Les dirigeants chinois attacheraient-ils un peu moins d'importance à la croissance ? Ce pourrait être une lecture de cette cible « aux alentours de 6,5% » comparée à la fourchette de « 6,5%-7% » de 2016. Et de prolonger en se disant, c’est bon signe. Ils se décident enfin à prendre un peu plus en considération dans leurs objectifs la problématique de l'endettement domestique et à s'accorder aussi un peu plus de marge pour avancer sur les réformes nécessaires au rééquilibrage et à la consolidation de l'économie (qui ne se cantonne pas seulement au désen- dettement, mais tient aussi à la réduction des surcapacités de production, à l'amélioration de l'efficacité des entreprises publiques et privées, à la montée de l'industrie manufacturière dans la chaîne de valeur, au développement des services…) ; réformes qui n'ont pas beaucoup avancé ces dernières années. On est en effet loin des annonces faites et répétées.
Nuançons… Il n’est pas impossible que Pékin cherche simplement à rassurer les investisseurs en cette période de sorties importantes de capitaux ; sorties qui pèsent sur les réserves, sur le change et viennent compliquer le policy-mix. Par ailleurs, soyons quasi certains qu’en cette année de renouvellement du Comité permanent du bureau politique du PCC, Xi Jinping a plus que jamais besoin de stabilité. De stabilité sociale, d’abord et surtout. La croissance doit permettre de soutenir l’emploi: aux alentours de 6,5% pour 11 millions d’emplois créés. Autrement dit, si cela ne suffit pas, si les conditions sur le marché du travail viennent à faire gronder la population, soyons quasi certains que Pékin fera le nécessaire pour modifier cela, sans grande considération des questions de deleveraging et de rééquilibrage. Disons que pour le moment, les dirigeants chinois semblent confortables avec l’idée qu’en dépit d’une croissance a priori moindre en 2017, l’économie devrait pouvoir créer un million d’emplois de plus que l’an dernier. Attendons de voir, sachant que cela suppose tout de même, des emplois moins créateurs de richesse et probablement plus précaires.

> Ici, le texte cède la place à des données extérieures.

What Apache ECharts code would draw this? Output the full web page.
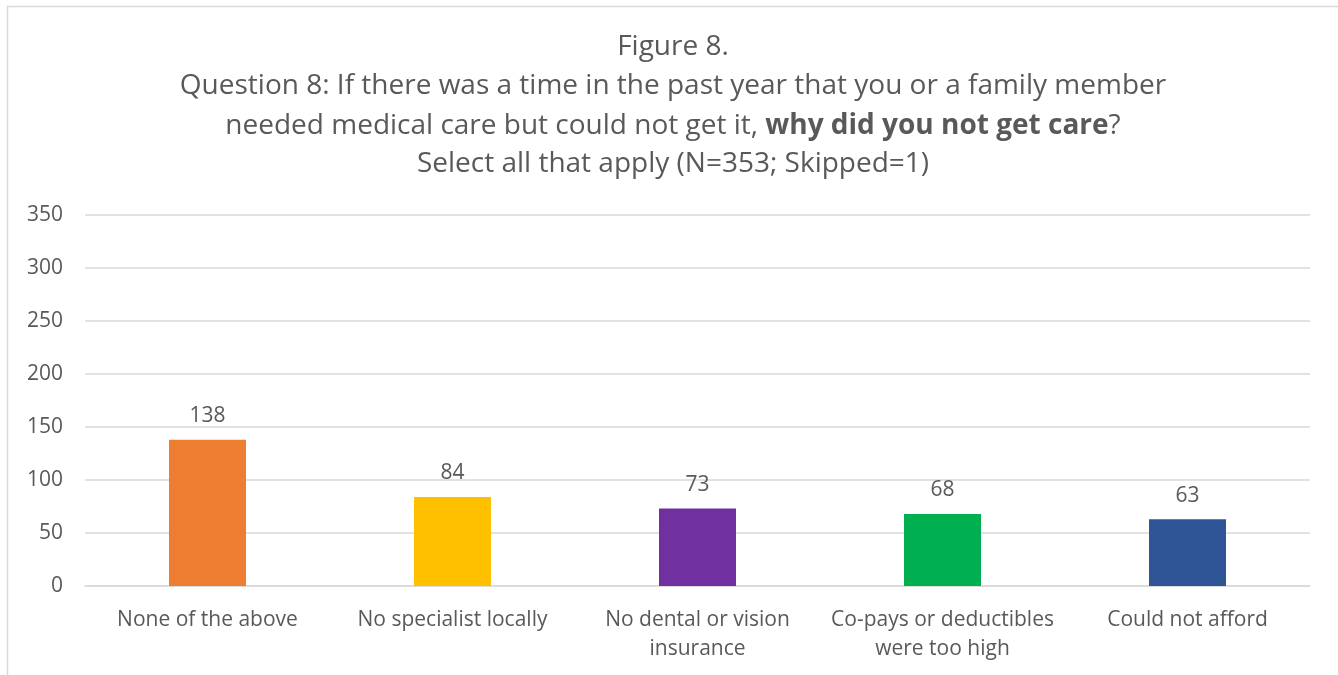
<!DOCTYPE html>
<html>
<head>
<meta charset="utf-8">
<script src="https://cdn.jsdelivr.net/npm/echarts@6/dist/echarts.min.js"></script>
<style>
  html, body { margin: 0; padding: 0; background: #fff; }
  #chart { width: 1338px; height: 675px; }
</style>
</head>
<body>
<div id="chart"></div>
<script>
// Reasons for not getting needed care (multiple answers allowed)
const categories = [
  'None of the above',
  'No specialist locally',
  'No dental or vision\ninsurance',
  'Co-pays or deductibles\nwere too high',
  'Could not afford'
];
const counts = [138, 84, 73, 68, 63];
const barColors = ['#ED7D31', '#FFC000', '#7030A0', '#00B050', '#2F5597'];
const yTicks = { min: 0, max: 350, interval: 50 };
const titleLines = [
  'Figure 8.',
  'Question 8: If there was a time in the past year that you or a family member',
  ['needed medical care but could not get it, ', 'why did you not get care', '?'],
  'Select all that apply (N=353; Skipped=1)'
];

const FONT = '"Open Sans", "Liberation Sans", sans-serif';
const TEXT = '#595959';

const chart = echarts.init(document.getElementById('chart'), null, { renderer: 'canvas' });

// one centred text element per title line, the middle part of line 3 in bold
const titleY = [47, 86, 126, 164];
const titleGraphics = titleLines.map((line, i) => {
  const txt = Array.isArray(line)
    ? '{n|' + line[0] + '}{b|' + line[1] + '}{n|' + line[2] + '}'
    : '{n|' + line + '}';
  return {
    type: 'text',
    x: 673, y: titleY[i],
    silent: true,
    style: {
      text: txt,
      align: 'center',
      verticalAlign: 'middle',
      rich: {
        n: { fontFamily: FONT, fontSize: 28, fill: TEXT, fontWeight: 'normal' },
        b: { fontFamily: FONT, fontSize: 28, fill: TEXT, fontWeight: 'bold' }
      }
    }
  };
});

chart.setOption({
  animation: false,
  backgroundColor: '#ffffff',
  graphic: [
    {
      type: 'polyline',
      shape: { points: [[7.5, 700], [7.5, 6.5], [1340, 6.5]] },
      style: { stroke: '#D9D9D9', lineWidth: 1.5, fill: null },
      silent: true
    }
  ].concat(titleGraphics),
  grid: { left: 85, right: 28, top: 215, bottom: 89, containLabel: false },
  xAxis: {
    type: 'category',
    data: categories,
    axisLine: { show: true, lineStyle: { color: '#D9D9D9', width: 1.5 } },
    axisTick: { show: false },
    axisLabel: {
      color: TEXT, fontFamily: FONT, fontSize: 21, lineHeight: 29, margin: 20,
      interval: 0
    }
  },
  yAxis: {
    type: 'value',
    min: yTicks.min, max: yTicks.max, interval: yTicks.interval,
    axisLine: { show: false },
    axisTick: { show: false },
    splitLine: { lineStyle: { color: '#D9D9D9', width: 1.5 } },
    axisLabel: { color: TEXT, fontFamily: FONT, fontSize: 21, margin: 22 }
  },
  series: [{
    type: 'bar',
    data: counts.map((v, i) => ({ value: v, itemStyle: { color: barColors[i] } })),
    barWidth: 77,
    label: {
      show: true, position: 'top', distance: 13,
      color: TEXT, fontFamily: FONT, fontSize: 21
    }
  }]
});
</script>
</body>
</html>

Enfin, quand bien même tout cela tiendrait d’un point de vue social, la concession en termes de croissance au profit de plus de marges pour réformer et consolider l’économie paraît bien modeste, voire quasi nulle, au regard des pressions baissières qui subsistent sur l’activité économique. Bref, un objectif de croissance qui devrait quand même nécessiter une politique fiscale proactive (expansionniste), une politique monétaire au moins neutre (un resserrement est difficile à envisager dans ce contexte), le tout au risque d’entretenir, voire d’accentuer, les fragilités et les risques que présente l’économie chinoise (caractérisés par l’endettement domestique). Mais un objectif de croissance dont on est, là aussi, quasi certain qu’il sera atteint.